The uncertain lessons of FDR's Depression-era experimentation
By Amity Shlaes
Special to The Washington Post
THE United States has entered the era of the experiment. President-elect Barack Obama is putting forward an infrastructure program whose plans and price tag are unclear. Treasury Secretary Henry Paulson whipped up the Troubled Asset Relief Program to buy up bad mortgage instruments, and President Bush wants to try extending TARP to autoworkers.
The idea that experiments are warranted in current circumstances comes from the New Deal. The official history is familiar: FDR proposed multiple projects, some at cross-purposes. Yet New Deal inconsistency was not a problem and might have been a virtue. Through "bold, persistent experimentation," his catchphrase, Franklin Roosevelt brought recovery.
Modern economists, monetarist or Keynesian, have not rejected this story line. The trouble with the 1930s, in their view, is that government did not fiddle enough. Had the Federal Reserve, the Treasury or the White House fiddled more, the Depression might have been shorter or less severe. The New Deal Fed, they say, never got the price level quite right. Or, the New Deal stimulus programs were too little. And so on.

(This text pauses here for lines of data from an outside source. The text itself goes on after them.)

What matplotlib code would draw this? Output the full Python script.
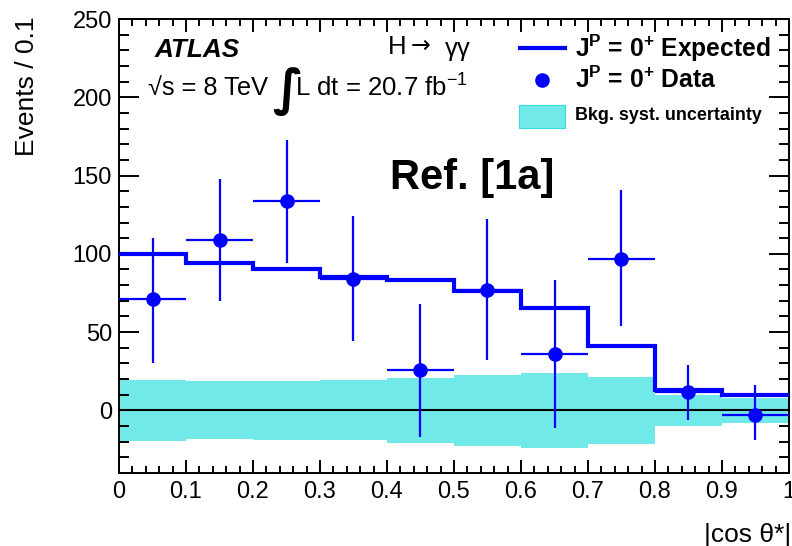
import numpy as np
import matplotlib
matplotlib.use("Agg")
import matplotlib.pyplot as plt
from matplotlib.lines import Line2D
from matplotlib.patches import Rectangle

plt.rcParams['font.family'] = ['Liberation Sans', 'DejaVu Sans']
plt.rcParams['mathtext.fontset'] = 'custom'
plt.rcParams['mathtext.rm'] = 'Liberation Sans'
plt.rcParams['mathtext.bf'] = 'Liberation Sans:bold'
plt.rcParams['mathtext.it'] = 'Liberation Sans:italic'

# |cos theta*| binning
bin_edges = [0.0, 0.1, 0.2, 0.3, 0.4, 0.5, 0.6, 0.7, 0.8, 0.9, 1.0]
bin_centers = [0.05, 0.15, 0.25, 0.35, 0.45, 0.55, 0.65, 0.75, 0.85, 0.95]

# Expected 0+ signal yield per bin
expected = [100, 94, 90, 85, 83.5, 76, 65.5, 41, 13, 10]

# Background-subtracted data and its uncertainties
data = [71, 109, 134, 84, 26, 77, 36, 97, 12, -3]
data_err_up = [39, 39, 39, 40, 42, 45, 47, 44, 17, 19]
data_err_dn = [41, 39, 40, 40, 43, 45, 47, 43, 18, 16]

# Background systematic uncertainty band (symmetric about zero)
bkg_syst = [19.5, 18.5, 18.7, 19.2, 20.8, 22.5, 24.0, 21.4, 9.9, 7.8]

band_color = '#72e9e9'
blue = '#0000ff'

fig = plt.figure(figsize=(7.92, 5.46), dpi=100)
ax = fig.add_axes([119/792, 1-473/546, 670/792, 454/546])

# systematic band
ax.bar(bin_centers, [2*b for b in bkg_syst], bottom=[-b for b in bkg_syst],
       width=0.1, color=band_color, edgecolor='none', zorder=1)

# zero line
ax.axhline(0, color='black', lw=1.5, zorder=2)

# expected step histogram
ax.stairs(expected, bin_edges, color=blue, lw=3, baseline=None, zorder=3)

# data points with error bars
ax.errorbar(bin_centers, data, yerr=[data_err_dn, data_err_up], xerr=0.05,
            fmt='o', color=blue, ms=9.5, elinewidth=1.6, capsize=0, zorder=4)

ax.set_xlim(0, 1)
ax.set_ylim(-40, 250)
ax.set_xticks(np.arange(0, 1.01, 0.1))
ax.set_xticklabels(['0', '0.1', '0.2', '0.3', '0.4', '0.5', '0.6', '0.7', '0.8', '0.9', '1'])
ax.set_xticks(np.arange(0, 1.001, 0.02), minor=True)
ax.set_yticks([0, 50, 100, 150, 200, 250])
ax.set_yticks(np.arange(-40, 251, 10), minor=True)

for s in ax.spines.values():
    s.set_linewidth(1.4)

ax.tick_params(axis='both', which='both', direction='in', top=True, right=True,
               width=1.4, labelsize=17)
ax.tick_params(axis='x', which='major', length=9.5, pad=6)
ax.tick_params(axis='x', which='minor', length=5)
ax.tick_params(axis='y', which='major', length=14.5, pad=5)
ax.tick_params(axis='y', which='minor', length=7.2)

def fx(px):
    return (px - 119) / 670

def fy(py):
    return (473 - py) / 454

# experiment labels
ax.text(fx(155), fy(50), 'ATLAS', fontsize=18.8, fontweight='bold', fontstyle='italic',
        transform=ax.transAxes, va='center', ha='left')
ax.text(fx(388), fy(47), 'H', fontsize=18.5, transform=ax.transAxes,
        va='center', ha='left')
ax.text(fx(411), fy(46), '→', fontsize=17, transform=ax.transAxes,
        va='center', ha='left', family=['DejaVu Sans'])
ax.text(fx(445), fy(49), 'γγ', fontsize=18.5, transform=ax.transAxes,
        va='center', ha='left')
ax.text(fx(148), fy(88), '√s = 8 TeV', fontsize=18.3, transform=ax.transAxes,
        va='center', ha='left')
ax.text(fx(272), fy(92), '∫', fontsize=36, transform=ax.transAxes,
        va='center', ha='left', family=['DejaVu Sans'], fontweight='bold')
ax.text(fx(295), fy(88), r'L dt = 20.7 fb$^{\mathregular{-1}}$', fontsize=18.5,
        transform=ax.transAxes, va='center', ha='left')

ax.text(fx(390), fy(178), 'Ref. [1a]', fontsize=30, fontweight='bold',
        transform=ax.transAxes, va='center', ha='left')

# legend
ax.add_line(Line2D([fx(520), fx(565)], [fy(48), fy(48)], color=blue, lw=3,
                   transform=ax.transAxes, clip_on=False))
ax.add_line(Line2D([fx(542)], [fy(80)], color=blue, marker='o', ms=9.5, ls='none',
                   transform=ax.transAxes, clip_on=False))
ax.add_patch(Rectangle((fx(519), fy(128)), fx(565) - fx(519), fy(105) - fy(128),
                       facecolor=band_color, edgecolor='#33dddd', lw=0.8,
                       transform=ax.transAxes))
ax.text(fx(575), fy(48), r'$\mathbf{J^{P}}$ = $\mathbf{0^{+}}$ Expected', fontsize=17.7,
        fontweight='bold', transform=ax.transAxes, va='center', ha='left')
ax.text(fx(575), fy(80), r'$\mathbf{J^{P}}$ = $\mathbf{0^{+}}$ Data', fontsize=17.7,
        fontweight='bold', transform=ax.transAxes, va='center', ha='left')
ax.text(fx(575), fy(116), 'Bkg. syst. uncertainty', fontsize=12.9,
        fontweight='bold', transform=ax.transAxes, va='center', ha='left')

# axis titles
fig.text(27/792, 1 - 16/546, 'Events / 0.1', rotation=90, fontsize=19,
         va='top', ha='center')
fig.text(791/792, 1 - 535/546, '|cos θ*|', fontsize=19, va='center', ha='right')

fig.savefig('out.png', dpi=100)
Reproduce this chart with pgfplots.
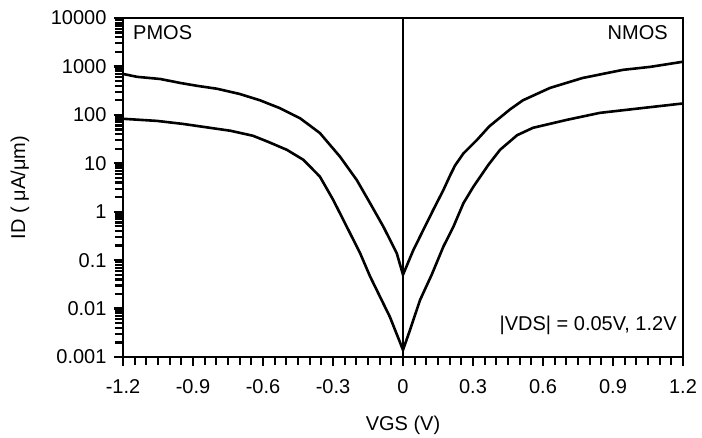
\documentclass[border=0pt]{standalone}
\usepackage{pgfplots}
\pgfplotsset{compat=1.18}
\usepackage{fontspec}
\setmainfont{Liberation Sans}
\usetikzlibrary{calc}
\begin{document}
\begin{tikzpicture}
\begin{axis}[
  scale only axis, width=560pt, height=339pt,
  xmin=-1.2, xmax=1.2, ymode=log, ymin=0.001, ymax=10000,
  axis line style={line width=2.6pt},
  every tick/.style={line width=2.2pt, black},
  tick align=outside, xtick pos=bottom, ytick pos=left,
  major tick length=9pt, minor tick length=8pt,
  xtick={-1.2,-0.9,-0.6,-0.3,0,0.3,0.6,0.9,1.2},
  xticklabels={-1.2,-0.9,-0.6,-0.3,0,0.3,0.6,0.9,1.2},
  minor x tick num=5,
  ytick={0.001,0.01,0.1,1,10,100,1000,10000},
  yticklabels={0.001,0.01,0.1,1,10,100,1000,10000},
  font=\fontsize{20}{24}\selectfont,
  xticklabel style={yshift=-10pt},
  yticklabel style={xshift=-4pt},
  xlabel={VGS (V)}, ylabel={ID ( μA/μm)},
  xlabel style={at={(axis description cs:0.5,-0.2006)}, anchor=center},
  ylabel style={at={(axis description cs:-0.184,0.5)}, anchor=center},
]
\addplot[black, line width=2.6pt, no markers] coordinates {
(-1.2,700) (-1.14,610) (-1.04,550) (-0.956,457) (-0.883,398) (-0.797,346)
(-0.70,270) (-0.613,200) (-0.527,137) (-0.441,85) (-0.356,42) (-0.270,13.7)
(-0.198,4.5) (-0.141,1.5) (-0.084,0.49) (-0.027,0.14) (0,0.05) (0.044,0.16)
(0.087,0.42) (0.130,1.1) (0.173,2.8) (0.201,5.5) (0.223,9) (0.259,16)
(0.316,30) (0.37,58) (0.459,130) (0.514,200) (0.63,360) (0.77,578)
(0.943,850) (1.06,980) (1.2,1250)
};
\addplot[black, line width=2.6pt, no markers] coordinates {
(-1.2,83) (-1.054,75) (-0.943,65) (-0.827,54) (-0.74,47) (-0.643,37)
(-0.58,28) (-0.498,19) (-0.427,11.8) (-0.356,5.3) (-0.299,1.75) (-0.241,0.49)
(-0.184,0.14) (-0.141,0.046) (-0.056,0.0067) (0,0.0014) (0.03,0.0036)
(0.073,0.015) (0.123,0.05) (0.173,0.19) (0.216,0.49) (0.259,1.5) (0.302,3.3)
(0.366,9.3) (0.416,19) (0.489,38) (0.557,54) (0.703,79) (0.844,110)
(1.03,139) (1.2,172)
};
\addplot[black, line width=1.8pt, no markers] coordinates {(0,0.001) (0,10000)};
\node[anchor=north west, inner sep=0pt] at (axis description cs:0.0179,0.979) {PMOS};
\node[anchor=north east, inner sep=0pt] at (axis description cs:0.973,0.979) {NMOS};
\node[anchor=base east, inner sep=0pt] at (axis description cs:0.989,0.0796) {|VDS| = 0.05V, 1.2V};
\end{axis}
\draw[line width=2.8pt, line join=miter] (current axis.south west) rectangle (current axis.north east);
\path ($(current axis.south west)+(-123pt,-80pt)$) rectangle ($(current axis.north east)+(19pt,18pt)$);
\end{tikzpicture}
\end{document}
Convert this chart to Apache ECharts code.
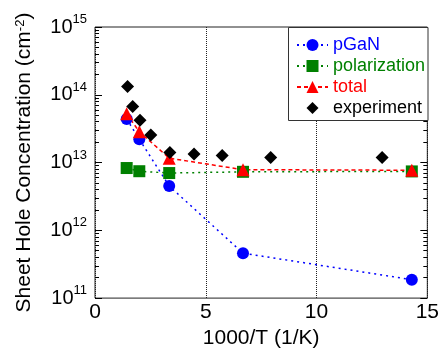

But there is significant evidence that the very arbitrariness of the New Deal made the Depression worse.
In 1932, stunned market players and citizens wanted to know what the new rules were. They voted for a party with a platform so moderate it could have been written by today's Concord Coalition: stability, sound money, balanced budgets. That was the Democratic Party, led by Roosevelt.
Many of FDR's initial plans did bring stability: His first Treasury secretary worked to sort out banks with the outgoing Hoover administration in a fashion so fair that an observer noted that those present "had forgotten to be Republicans or Democrats." By creating deposit insurance, FDR reduced bank runs. His Securities Act of 1933 laid the ground for a transparent national stock market. Equities shot up.
But other policies were more arbitrary. Using emergency powers, FDR yanked the country off the gold standard. Both American and international markets looked forward to a London conference at which a new monetary accord was to be struck among nations. Over the course of the conference, though, FDR changed orders to his emissaries multiple times. Some days he was the internationalist, sending wires about international currency coordination. Other days he was the cowboy, saying all that mattered was what the dollar bought in farm states. The conference foundered.
Some of the worst destruction came with FDR's gold experiment. If he could drive up the price of gold by buying it, he reasoned, other prices would rise as well. Roosevelt was right to want to introduce more money into the economy (the United States was deflating). But his method was like trying to raise an ocean level by adding water by the thimbleful.
What horrified markets even more was that FDR managed the operation personally, day by day, over a breakfast tray. No one ever knew what the increase would be. One Friday in November 1933, Roosevelt told Treasury Secretary Henry Morgenthau that the gold price should be raised 21 cents. Why that amount, Morgenthau asked. "Because it's three times seven," FDR replied.
Morgenthau later wrote that "if anybody knew how we set the gold price, through a combination of lucky numbers, etc., I think they would be frightened."
They were. The "Roosevelt Rally" flattened. The arbitrary quality of other initiatives reinforced concerns. The New Deal centerpiece, the National Recovery Administration, helped some businesses compete and criminalized others for the same behavior. Sometimes Roosevelt goaded federal prosecutors into harassing corporate executives. Other times, he schmoozed the same execs at the White House. In 1936, FDR pushed through deficit spending. In 1937, he was Mr. Budget Hawk.
Uncertain, markets froze. Businesses refused to hire or invest in equipment. Unemployment remained in the teens. The "deal" part of the New Deal phrase was problematic; businesses didn't want individual favors, they wanted clear laws for all.
Today, uncertainty also chills. Questions abound over the future regulation of stocks and derivatives, over tax policy, over bailouts, making it hard for the market to settle on equity or home prices. And Americans follow stories about names — Secretary Paulson, Secretary-designate Timothy Geithner — more than they do news about the Fed or the Treasury.
Luckily, we are entering the optimal time for reducing uncertainty: a new president's first hundred days, with a majority to back him on the Hill. Obama might start by rebuilding key institutions: creating a super-Securities and Exchange Commission, a tough regulator with clear plans for overseeing stocks as well as those instruments that had been monitored unpredictably because of vague status.
He should also halve corporate tax rates, currently some of the world's highest, and reduce the capital-gains rate to 5 percent. Rewriting the Fed law to clarify it will make avoiding an Alan Greenspan bubble easier. Defining his infrastructure program clearly would have the effect of putting up a sign: Open for Business.
Some will say all that sounds politically impossible. Until recently, though, so did a trillion-dollar infrastructure project. A new hundred days spent making good laws will bring sturdy recovery. A hundred days spent making more deals will not. Amity Shlaes, a senior fellow at the Council on Foreign Relations, is the author of "The Forgotten Man: A New History of the Great Depression."